Last week, at my day job, I received an e-mail from Acua Limited, a company that describes itself on its website as a corporate trading subsidiary of Coventry University and purports to deliver “organisational transformation through talent development”.
“We would like to arrange a suitable time to come and meet with you to discuss a new concept being offered by Coventry University.
Due to substantial government funding, we are now able to deliver and/or accredit tailored management programmes within both public and private sector organisations. By accrediting your existing programme/s, we are also able to draw down funding on your behalf.
The benefits these programmes can offer have already been experienced by a number of our clients that include NHS Trusts and Borough Councils as well as many commercially focussed businesses.”

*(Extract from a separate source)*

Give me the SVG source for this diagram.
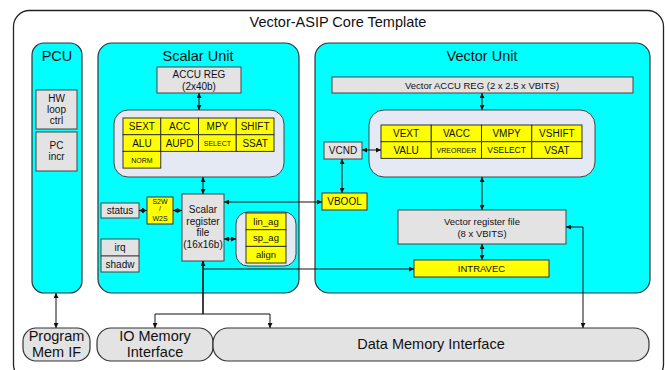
<svg xmlns="http://www.w3.org/2000/svg" width="665" height="370" viewBox="0 0 665 370">
  <defs>
    <marker id="ah" viewBox="0 0 8 8" refX="8" refY="4" markerWidth="5" markerHeight="5" markerUnits="userSpaceOnUse" orient="auto-start-reverse">
      <path d="M0,0 L8,4 L0,8 z" fill="#111"/>
    </marker>
    <style>
      text { font-family: "Liberation Sans", Arial, sans-serif; fill: #111; text-anchor: middle; dominant-baseline: central; }
      .big { font-size: 14.5px; }
      .sm { font-size: 10px; }
      .xs { font-size: 9.5px; }
      .tiny { font-size: 7px; }
      .unit { fill: #00FFFF; stroke: #333; stroke-width: 1.2; }
      .box { fill: #E3E3E3; stroke: #444; stroke-width: 1; }
      .pool { fill: #E4E9F3; stroke: #444; stroke-width: 1; }
      .fu { fill: #FFFF00; stroke: #333; stroke-width: 1; }
      .mem { fill: #E3E3E3; stroke: #333; stroke-width: 1.2; }
      .wire { fill: none; stroke: #111; stroke-width: 1; }
      .bus { fill: none; stroke: #111; stroke-width: 1.6; }
      .arr2 { marker-start: url(#ah); marker-end: url(#ah); }
      .arr1 { marker-end: url(#ah); }
    </style>
  </defs>

  <!-- core frame -->
  <g id="core">
    <rect x="13.5" y="10.5" width="650" height="370" rx="16" fill="#fff" stroke="#222" stroke-width="1.3"/>
    <text class="big" x="338" y="22">Vector-ASIP Core Template</text>
  </g>

  <!-- program control unit -->
  <g id="pcu">
    <rect class="unit" x="32" y="43" width="50" height="250" rx="12"/>
    <text class="big" x="57" y="56">PCU</text>
  </g>
  <g id="hwloop">
    <rect class="box" x="36" y="90" width="41" height="39"/>
    <text class="sm" x="56.5" y="98">HW</text>
    <text class="sm" x="56.5" y="109">loop</text>
    <text class="sm" x="56.5" y="120">ctrl</text>
  </g>
  <g id="pcincr">
    <rect class="box" x="36" y="132" width="41" height="39"/>
    <text class="sm" x="56.5" y="145">PC</text>
    <text class="sm" x="56.5" y="156">incr</text>
  </g>

  <!-- scalar unit -->
  <g id="scalar-unit">
    <rect class="unit" x="98" y="43" width="201" height="250" rx="14"/>
    <text class="big" x="198" y="56">Scalar Unit</text>
  </g>
  <g id="accu-reg">
    <rect class="box" x="157" y="67" width="84" height="26"/>
    <text class="sm" x="199" y="74">ACCU REG</text>
    <text class="sm" x="199" y="86">(2x40b)</text>
  </g>
  <g id="scalar-fus">
    <rect class="pool" x="114" y="110" width="170" height="67" rx="14"/>
    <rect class="fu" x="123" y="118" width="37.75" height="16.7"/>
    <rect class="fu" x="160.75" y="118" width="37.75" height="16.7"/>
    <rect class="fu" x="198.5" y="118" width="37.75" height="16.7"/>
    <rect class="fu" x="236.25" y="118" width="37.75" height="16.7"/>
    <rect class="fu" x="123" y="134.7" width="37.75" height="16.7"/>
    <rect class="fu" x="160.75" y="134.7" width="37.75" height="16.7"/>
    <rect class="fu" x="198.5" y="134.7" width="37.75" height="16.7"/>
    <rect class="fu" x="236.25" y="134.7" width="37.75" height="16.7"/>
    <rect class="fu" x="123" y="151.4" width="37.75" height="16.7"/>
    <text class="sm" x="141.9" y="126.6">SEXT</text>
    <text class="sm" x="179.6" y="126.6">ACC</text>
    <text class="sm" x="217.4" y="126.6">MPY</text>
    <text class="sm" x="255.1" y="126.6">SHIFT</text>
    <text class="sm" x="141.9" y="143.3">ALU</text>
    <text class="sm" x="179.6" y="143.3">AUPD</text>
    <text class="tiny" x="217.4" y="143.3">SELECT</text>
    <text class="sm" x="255.1" y="143.3">SSAT</text>
    <text class="tiny" x="141.9" y="160">NORM</text>
  </g>
  <g id="status">
    <rect class="box" x="101" y="203" width="38" height="15"/>
    <text class="sm" x="120" y="210.5">status</text>
  </g>
  <g id="s2w">
    <rect class="fu" x="147" y="197" width="26" height="27"/>
    <text class="tiny" x="160" y="201.5">S2W</text>
    <text class="tiny" x="160" y="208.5">/</text>
    <text class="tiny" x="160" y="218.5">W2S</text>
  </g>
  <g id="irq">
    <rect class="box" x="101" y="239" width="38" height="17"/>
    <text class="sm" x="120" y="247.5">irq</text>
  </g>
  <g id="shadw">
    <rect class="box" x="101" y="256" width="38" height="16"/>
    <text class="sm" x="120" y="264">shadw</text>
  </g>
  <g id="scalar-regfile">
    <rect class="box" x="182" y="194" width="42" height="67"/>
    <text class="sm" x="203" y="209">Scalar</text>
    <text class="sm" x="203" y="221">register</text>
    <text class="sm" x="203" y="232.5">file</text>
    <text class="sm" x="203" y="244">(16x16b)</text>
  </g>
  <g id="agus">
    <rect class="pool" x="236" y="212" width="60" height="54" rx="12"/>
    <rect class="fu" x="246" y="213" width="40" height="16.7"/>
    <rect class="fu" x="246" y="229.7" width="40" height="16.7"/>
    <rect class="fu" x="246" y="246.4" width="40" height="16.6"/>
    <text class="xs" x="266" y="221">lin_ag</text>
    <text class="xs" x="266" y="237.7">sp_ag</text>
    <text class="xs" x="266" y="254.4">align</text>
  </g>

  <!-- vector unit -->
  <g id="vector-unit">
    <rect class="unit" x="315" y="43" width="335" height="250" rx="14"/>
    <text class="big" x="482" y="56">Vector Unit</text>
  </g>
  <g id="vaccu-reg">
    <rect class="box" x="332" y="77" width="301" height="16"/>
    <text class="xs" x="482" y="85">Vector ACCU REG (2 x 2.5 x VBITS)</text>
  </g>
  <g id="vector-fus">
    <rect class="pool" x="369" y="110" width="226" height="67" rx="15"/>
    <rect class="fu" x="381" y="125" width="50.25" height="16.7"/>
    <rect class="fu" x="431.25" y="125" width="50.25" height="16.7"/>
    <rect class="fu" x="481.5" y="125" width="50.25" height="16.7"/>
    <rect class="fu" x="531.75" y="125" width="50.25" height="16.7"/>
    <rect class="fu" x="381" y="141.7" width="50.25" height="16.7"/>
    <rect class="fu" x="431.25" y="141.7" width="50.25" height="16.7"/>
    <rect class="fu" x="481.5" y="141.7" width="50.25" height="16.7"/>
    <rect class="fu" x="531.75" y="141.7" width="50.25" height="16.7"/>
    <text class="sm" x="406.1" y="133.4">VEXT</text>
    <text class="sm" x="456.4" y="133.4">VACC</text>
    <text class="sm" x="506.6" y="133.4">VMPY</text>
    <text class="sm" x="556.9" y="133.4">VSHIFT</text>
    <text class="sm" x="406.1" y="150.1">VALU</text>
    <text class="tiny" x="456.4" y="150.1">VREORDER</text>
    <text class="xs" x="506.6" y="150.1" style="font-size:8.5px">VSELECT</text>
    <text class="sm" x="556.9" y="150.1">VSAT</text>
  </g>
  <g id="vcnd">
    <rect class="box" x="324" y="142" width="38" height="17"/>
    <text class="sm" x="343" y="150.5">VCND</text>
  </g>
  <g id="vbool">
    <rect class="fu" x="322" y="193" width="45" height="17"/>
    <text class="sm" x="344.5" y="201.5">VBOOL</text>
  </g>
  <g id="vector-regfile">
    <rect class="box" x="398" y="210" width="168" height="34"/>
    <text class="xs" x="482" y="221">Vector register file</text>
    <text class="xs" x="482" y="233">(8 x VBITS)</text>
  </g>
  <g id="intravec">
    <rect class="fu" x="414" y="260" width="135" height="17"/>
    <text class="xs" x="481.5" y="268.5">INTRAVEC</text>
  </g>

  <!-- memory interfaces -->
  <g id="prog-mem">
    <rect class="mem" x="23" y="328" width="67" height="33" rx="13"/>
    <text class="big" x="56.5" y="336">Program</text>
    <text class="big" x="56.5" y="352">Mem IF</text>
  </g>
  <g id="io-mem">
    <rect class="mem" x="97" y="328" width="116" height="33" rx="14"/>
    <text class="big" x="155" y="336">IO Memory</text>
    <text class="big" x="155" y="352">Interface</text>
  </g>
  <g id="data-mem">
    <rect class="mem" x="213" y="328" width="436" height="33" rx="15"/>
    <text class="big" x="431" y="344">Data Memory Interface</text>
  </g>

  <!-- connectors -->
  <g id="connectors">
    <line class="wire arr2" x1="199" y1="93" x2="199" y2="110"/>
    <line class="wire arr2" x1="203" y1="177" x2="203" y2="194"/>
    <line class="wire arr2" x1="139" y1="210.5" x2="147" y2="210.5"/>
    <line class="wire arr2" x1="173" y1="210.5" x2="182" y2="210.5"/>
    <line class="wire arr2" x1="224" y1="239" x2="236" y2="239"/>
    <line class="wire arr2" x1="224" y1="202" x2="322" y2="202"/>
    <line class="wire arr2" x1="342" y1="159" x2="342" y2="193"/>
    <line class="wire arr2" x1="362" y1="150" x2="381" y2="150"/>
    <line class="wire arr2" x1="482" y1="93" x2="482" y2="110"/>
    <line class="wire arr2" x1="482" y1="177" x2="482" y2="210"/>
    <line class="wire arr2" x1="482" y1="244" x2="482" y2="260"/>
    <polyline class="wire arr2" points="566,227 583,227 583,328"/>
    <line class="wire arr2" x1="56" y1="293" x2="56" y2="328"/>
    <!-- data bus trunk from the scalar register file -->
    <line class="bus arr1" x1="203" y1="314" x2="203" y2="261"/>
    <polyline class="wire arr1" points="203,269 414,269"/>
    <polyline class="wire arr1" points="155,314 155,328"/>
    <polyline class="wire arr1" points="155,314 270,314 270,328"/>
  </g>
</svg>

This e-mail is a testimony to why so much of the money that the government spends trying to encourage training and build a skilled workforce is wasted. Acua, it seems, are willing to ‘draw down’ some of their ‘substantial funding’ to provide my (entirely private sector) business with taxpayers’ money for programmes that we’re willing, able and, indeed, have already chosen to provide without public subsidy. Effectively, all they would be doing is giving us money to do what we’re already doing.
What possible benefit would there be for taxpayers in taking over the funding of our training? The answer of course, is none. To use a common buzzword about analysis of this sort, there is no 'additionality' here. However, by hijacking our privately run courses with public cash, Acua and Coventry University would be able to stake certain claims about the effectiveness of their work and their success in “organisational transformation through talent development”.
What’s happening here should set alarm bells ringing. Not only is this profligate, it’s duplicitous. Acua and other organisations doing the same thing throughout the country are using public money (and significant amounts by the sounds of it) to identify successful programmes and effectively buy them up, allowing them to take the credit for developing businesses and – ultimately – to promote themselves at a time when politicians are looking to cut spending. This is very similar to the case where Remploy was exposed trying to bribe disabled people to report that they had found work thanks to that quango's efforts, which TPA Research Fellow Mike Denham reported in June 2008.
From the outside it looks as though Acua are paying companies to run courses they otherwise couldn't have afforded, and helping to improve workforce skills. But in reality they are buying into the successful and independent work of private companies to pass it off as the results of their own efforts.
This is a serious and indefensible waste of taxpayers' money and shows how dubious many claims for the success of government programs can be.